§ **GIVEN TASK**:
Starting at the first line of the data below, write out each line exactly until you reach the line containing "const y = d3.scaleLinear().domain([0, 70]).range([ctrH, 0])", and include that line too.

────────────────────────────────────────

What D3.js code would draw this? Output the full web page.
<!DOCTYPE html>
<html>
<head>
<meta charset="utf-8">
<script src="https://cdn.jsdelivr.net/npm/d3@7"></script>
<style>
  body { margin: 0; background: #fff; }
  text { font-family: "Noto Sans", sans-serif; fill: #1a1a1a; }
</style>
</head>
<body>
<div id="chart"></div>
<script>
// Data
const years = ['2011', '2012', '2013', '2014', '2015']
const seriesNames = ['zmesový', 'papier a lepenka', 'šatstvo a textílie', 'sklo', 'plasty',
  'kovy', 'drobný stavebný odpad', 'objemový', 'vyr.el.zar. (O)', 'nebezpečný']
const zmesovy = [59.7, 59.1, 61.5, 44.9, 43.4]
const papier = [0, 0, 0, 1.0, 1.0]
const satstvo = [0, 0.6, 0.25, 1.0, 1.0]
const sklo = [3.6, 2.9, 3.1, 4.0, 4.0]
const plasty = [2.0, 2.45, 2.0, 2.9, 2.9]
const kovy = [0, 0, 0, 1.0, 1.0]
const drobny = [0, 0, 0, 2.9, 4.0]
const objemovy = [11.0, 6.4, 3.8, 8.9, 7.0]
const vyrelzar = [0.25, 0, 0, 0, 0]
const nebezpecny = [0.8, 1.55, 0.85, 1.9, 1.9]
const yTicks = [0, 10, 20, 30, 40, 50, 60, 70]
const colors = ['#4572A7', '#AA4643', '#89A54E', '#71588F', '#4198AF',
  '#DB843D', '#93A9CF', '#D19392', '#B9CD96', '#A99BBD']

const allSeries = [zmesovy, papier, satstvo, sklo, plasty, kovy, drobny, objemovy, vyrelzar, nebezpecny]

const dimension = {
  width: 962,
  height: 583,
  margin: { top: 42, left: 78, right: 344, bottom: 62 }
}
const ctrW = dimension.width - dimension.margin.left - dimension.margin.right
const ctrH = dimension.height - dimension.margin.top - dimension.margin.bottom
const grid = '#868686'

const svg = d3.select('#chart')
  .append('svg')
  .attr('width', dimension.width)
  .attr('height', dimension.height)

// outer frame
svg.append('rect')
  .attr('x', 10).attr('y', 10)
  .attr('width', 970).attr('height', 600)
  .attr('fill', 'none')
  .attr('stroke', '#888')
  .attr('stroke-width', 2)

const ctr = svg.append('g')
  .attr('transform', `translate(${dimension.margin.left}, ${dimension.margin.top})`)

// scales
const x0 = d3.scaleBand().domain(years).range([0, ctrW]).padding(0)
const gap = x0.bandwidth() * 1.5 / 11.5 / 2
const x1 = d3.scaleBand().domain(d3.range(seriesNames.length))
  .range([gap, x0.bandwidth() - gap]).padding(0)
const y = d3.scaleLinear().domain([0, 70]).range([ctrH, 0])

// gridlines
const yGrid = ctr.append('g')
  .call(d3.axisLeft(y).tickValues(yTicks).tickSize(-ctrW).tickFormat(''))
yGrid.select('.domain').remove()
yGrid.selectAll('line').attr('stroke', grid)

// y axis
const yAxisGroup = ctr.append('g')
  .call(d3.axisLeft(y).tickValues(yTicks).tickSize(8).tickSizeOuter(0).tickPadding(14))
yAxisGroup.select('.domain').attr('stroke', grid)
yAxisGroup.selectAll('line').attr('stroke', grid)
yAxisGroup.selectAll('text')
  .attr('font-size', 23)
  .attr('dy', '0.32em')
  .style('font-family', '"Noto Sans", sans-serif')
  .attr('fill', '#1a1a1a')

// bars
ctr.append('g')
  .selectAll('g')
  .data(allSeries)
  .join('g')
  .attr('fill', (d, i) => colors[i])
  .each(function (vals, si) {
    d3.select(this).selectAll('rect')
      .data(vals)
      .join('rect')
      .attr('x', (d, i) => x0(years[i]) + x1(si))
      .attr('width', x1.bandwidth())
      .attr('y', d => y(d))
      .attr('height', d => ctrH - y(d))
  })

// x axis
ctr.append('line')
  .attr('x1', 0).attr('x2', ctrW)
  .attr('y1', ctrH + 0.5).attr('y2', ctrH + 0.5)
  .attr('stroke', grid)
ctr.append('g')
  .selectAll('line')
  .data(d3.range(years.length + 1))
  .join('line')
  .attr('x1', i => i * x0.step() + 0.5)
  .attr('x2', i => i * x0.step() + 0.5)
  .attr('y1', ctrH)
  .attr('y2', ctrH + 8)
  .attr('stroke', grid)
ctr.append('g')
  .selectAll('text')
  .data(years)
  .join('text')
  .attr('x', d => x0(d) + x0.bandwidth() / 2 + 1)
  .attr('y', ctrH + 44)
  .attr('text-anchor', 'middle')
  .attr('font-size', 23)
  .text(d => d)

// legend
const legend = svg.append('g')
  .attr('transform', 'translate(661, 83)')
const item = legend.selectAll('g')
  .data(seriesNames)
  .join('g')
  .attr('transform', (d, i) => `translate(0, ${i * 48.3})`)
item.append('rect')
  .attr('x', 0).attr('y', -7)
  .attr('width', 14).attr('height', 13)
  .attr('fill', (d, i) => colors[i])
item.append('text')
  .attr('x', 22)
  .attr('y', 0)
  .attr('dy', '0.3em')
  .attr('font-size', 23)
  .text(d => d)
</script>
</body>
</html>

────────────────────────────────────────

§ **WRITTEN ANSWER**:
What D3.js code would draw this? Output the full web page.
<!DOCTYPE html>
<html>
<head>
<meta charset="utf-8">
<script src="https://cdn.jsdelivr.net/npm/d3@7"></script>
<style>
  body { margin: 0; background: #fff; }
  text { font-family: "Noto Sans", sans-serif; fill: #1a1a1a; }
</style>
</head>
<body>
<div id="chart"></div>
<script>
// Data
const years = ['2011', '2012', '2013', '2014', '2015']
const seriesNames = ['zmesový', 'papier a lepenka', 'šatstvo a textílie', 'sklo', 'plasty',
  'kovy', 'drobný stavebný odpad', 'objemový', 'vyr.el.zar. (O)', 'nebezpečný']
const zmesovy = [59.7, 59.1, 61.5, 44.9, 43.4]
const papier = [0, 0, 0, 1.0, 1.0]
const satstvo = [0, 0.6, 0.25, 1.0, 1.0]
const sklo = [3.6, 2.9, 3.1, 4.0, 4.0]
const plasty = [2.0, 2.45, 2.0, 2.9, 2.9]
const kovy = [0, 0, 0, 1.0, 1.0]
const drobny = [0, 0, 0, 2.9, 4.0]
const objemovy = [11.0, 6.4, 3.8, 8.9, 7.0]
const vyrelzar = [0.25, 0, 0, 0, 0]
const nebezpecny = [0.8, 1.55, 0.85, 1.9, 1.9]
const yTicks = [0, 10, 20, 30, 40, 50, 60, 70]
const colors = ['#4572A7', '#AA4643', '#89A54E', '#71588F', '#4198AF',
  '#DB843D', '#93A9CF', '#D19392', '#B9CD96', '#A99BBD']

const allSeries = [zmesovy, papier, satstvo, sklo, plasty, kovy, drobny, objemovy, vyrelzar, nebezpecny]

const dimension = {
  width: 962,
  height: 583,
  margin: { top: 42, left: 78, right: 344, bottom: 62 }
}
const ctrW = dimension.width - dimension.margin.left - dimension.margin.right
const ctrH = dimension.height - dimension.margin.top - dimension.margin.bottom
const grid = '#868686'

const svg = d3.select('#chart')
  .append('svg')
  .attr('width', dimension.width)
  .attr('height', dimension.height)

// outer frame
svg.append('rect')
  .attr('x', 10).attr('y', 10)
  .attr('width', 970).attr('height', 600)
  .attr('fill', 'none')
  .attr('stroke', '#888')
  .attr('stroke-width', 2)

const ctr = svg.append('g')
  .attr('transform', `translate(${dimension.margin.left}, ${dimension.margin.top})`)

// scales
const x0 = d3.scaleBand().domain(years).range([0, ctrW]).padding(0)
const gap = x0.bandwidth() * 1.5 / 11.5 / 2
const x1 = d3.scaleBand().domain(d3.range(seriesNames.length))
  .range([gap, x0.bandwidth() - gap]).padding(0)
const y = d3.scaleLinear().domain([0, 70]).range([ctrH, 0])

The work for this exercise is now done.